Does it improve the coffee if you add salt?

HISTORY - SALT - RECIPES

This news almost made us sick: a study claims that adding salt to coffee improves its taste. What seems contradictory and even inadvisable (who has not heard that coffee with a good handful of salt causes vomiting) has a scientific basis, but we advance it to you, before you get like Salt Bae on your El Jardin filter: do not add salt to the coffees of NOMAD, because this salt trick only works with poor quality coffees.

 

 

It is true that in some cultures it is customary to drink coffee with some salt. As Mark Kurlansky explains in Salt. A World History (Walker, 2002), "the Swedes picked up the Laplander people's habit of drinking coffee with salt". Also, as explained by UNESCO, which added Turkish culture and tradition around coffee to the Intangible Cultural Heritage list in 2013, "many brides prepare coffee with salt for their future husbands to measure how much they love them." This courtship ritual has evolved: when the groom's family visits the bride's family before the wedding, the bride must prepare a perfect Turkish coffee. It is said that in the past, if the bride liked her suitor, she would add sugar to the coffee, and if not, salt. Now, things have changed, and brides subject their future husbands to this little test.


Salty vs. bitter

The explanation has to do with bitterness. In those coffees where the bean is of poor quality and the roasting has not respected its flavor profile and has been prolonged too much until very dark roasting, a very powerful bitterness predominates in each sip due to the appearance of two compounds: chlorogenic acids and phenylindanes. And it can also appear due to over-extraction. It is this taste that is generally associated with coffee (although it has nothing to do with good coffee) and that makes many people not dare to drink it without a sweetener or without milk. But a good coffee is not like that: whoever has tasted it, knows it, as the poet Lope de Vega used to say.

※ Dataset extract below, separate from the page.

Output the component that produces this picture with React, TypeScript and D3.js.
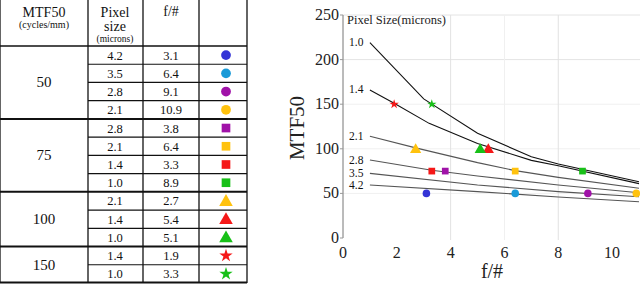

However, the salt trick can work if you're unlucky enough to find yourself without a good specialty coffee nearby. You know: meals at friends' and family's homes that still don't have a good coffee subscription or trips where you haven't been able to take a good instant specialty coffee with you and you are condemned to drink that hotel coffee that, sadly, leaves much to be desired.


Thus, salt would help to improve a coffee more bitter than Fernet in the following way: while bitterness activates the bitterness receptors on our tongue, the salt (actually, the sodium ions) that we add to that terrible coffee would make the salt receptors also activate and enter into competition to transmit the information to our brain.


At the same time, salt is a sweet flavor enhancer (that is why all pastry doughs, such as croissants and cookies, have a small percentage of salt), and would make the tiny sweetness of that bitter coffee stand out more instead of going unnoticed by the unpleasant bitterness of a poor quality coffee.


This phenomenon is called 'cross-perception': the salt and bitterness receptors are activated at the same time and the salt wins, deactivating to some extent the sensation of bitterness, while at the same time enhancing the sensation of sweetness.


Coffee with salt recipes

In case you would like to try adding salt to coffee, there are several formulas to do so. According to food science expert Alton Brown, just add half a teaspoon of salt to each cup of coffee containing two teaspoons of coffee to counteract that infernal bitterness.


On the other hand, James Hoffman, coffee consultant and World Barista Champion recommends creating a solution of water with salt at 20% concentration, and adding 0.3 g of this to the coffee. More simply, Sara Marquart, from The Coffee Excellence Center proposes 0.5 g of salt per 1 l of coffee already prepared, and the expert Scott Rao suggests 0.15 g of salt per 100 g of filter or espresso coffee.